Vijnaneshvaramu
- Author: Ketana
- Language: Telugu
- Subject: Hindu law
- Genre: Dharma-shastra
- Publication date: 13th century
- Publication place: Kakatiya kingdom (present-day India)

= Vijnaneshvaramu =

13th-century dharmasastha by Ketana

Vijnaneshvaramu (IAST: Vijñāneśvaramu) is a 13th-century Telugu language dharma-shastra (Hindu law) text composed by Ketana in present-day southern India. It is based on the Sanskrit-language Mitakshara, a legal commentary on the Yajnavalkya Smriti. Ketana made changes to the Mitakshara laws to make them consistent with the contemporary Andhra society. According to scholar A. Padma, the text was "the basic source of law" during the Kakatiya rule.

== Views ==

If a woman is found with an illegitimate lover,
and tries to claim that he is a burglar,
he should still be fined five hundred
as an illegitimate lover.

— Ketana's Vijnaneshvaramu, verse 129

=== Varna and caste ===

Vijnaneshvaramu is a socially conservative text that follows the Brahmanic dharma-shastra tradition and considers the caste hierarchy as the most important aspect of a functioning society. The author considers the king as a guarantor of this hierarchy, and states that the king's council should include Brahmin advisors.

Like the Manu Dharma-shastra, Ketana's work suggests variations in trials and punishment based on the convict's varna. For example, according to the text:

- If a lower-caste man commits a crime deserving capital punishment, he should be killed. If a Brahmin commits the same crime, his money should be confiscated, he should be humiliated in various ways (e.g. being made to sit on a donkey), and he should be driven out of town, but not killed.

- If a lower-caste man rapes the wife of an upper-caste man, the rapist should be killed. If the rapist and the victim are belong to the same caste, the rapist should be fined 1000 panas (silver currency unit).

- If a lower-caste man has sex with a higher-caste virgin, he should be killed. If a higher-caste man has sex with a lower-caste virgin, he should be fined 500 panas, and if the virgin loves him, the two should be married. If a Brahmin has sex with a chandala (outcaste/untouchable) woman, he should be humiliated by inscribing the drawing of a vagina on his body, fined, and driven out of the town.

Similarly, Ketana lists different ways of determining if a person is telling the truth, depending on the person's varna. For example, a Brahmin is weighed against bricks once, and then again on the day of the test: if he is lighter, he is determined to be telling the truth. Compared to this soft treatment, a Kshatriya is tested by placing a hot iron ball in his hands: he is determined to be telling the truth, if his hands are not burnt. Similarly, a Vaishya is tested using water, and a Shudra by poison.

=== Women ===

The punishments recommended by Ketana vary by gender. For example, a high caste woman who has sex with a Shudra man is not to be killed: instead, she should undergo ritual atonement (prayashchitta); if she becomes pregnant, her husband should leave her.

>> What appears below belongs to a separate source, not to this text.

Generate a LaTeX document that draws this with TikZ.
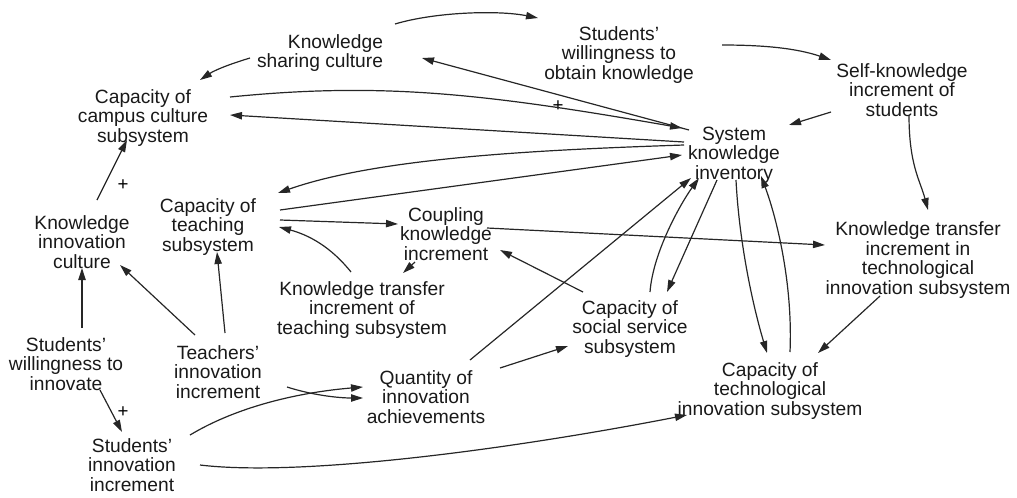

According to Ketana, both husband and wife should lead a virtuous life and have children. Ketana expects women to remain chaste and religious. The text suggests that women enjoyed some degree of social justice and rights. Ketana specifies punishments for a husband who takes away the ornaments of his wife by force. He also allows women to enter into contracts, although only with the consent of their husbands. He does not allow remarriage for women.

Ketana does not consider prostitution a sin, and refers to laws aimed at protecting prostitutes from their greedy procurer mothers and their clients, as well as laws aimed at curbing the unfair earning practices of the procurers. Punishments for the greedy mothers include monetary fines in combination with other punishments such as cutting the convict's nose or ears, and shaving her head. Monetary fines are imposed on clients convicted of causing physical injuries to prostitutes.

=== Other ===

Ketana strongly defends the royal authority, and recommends severe punishments for those who challenge it. For example, if a person insults the king, Ketana mandates cutting his tongue, and driving him out of town.

Ketana outlines various rules to maintain social harmony. For example, someone who ridicules a handicapped person should be fined three rukas. Someone who abuses people based on their country (e.g. calling people from Murikinadu stupid), language (e.g. calling Aravas, that is, Tamil speakers quarrelsome) or caste (e.g. calling Brahmins greedy), should be fined a 100 panas.

According to Ketana, a man who engages in incest should have his genitals cut off. However, he states that consanguinous marriage with one's paternal aunt or maternal uncle's daughter is an acceptable custom in southern India.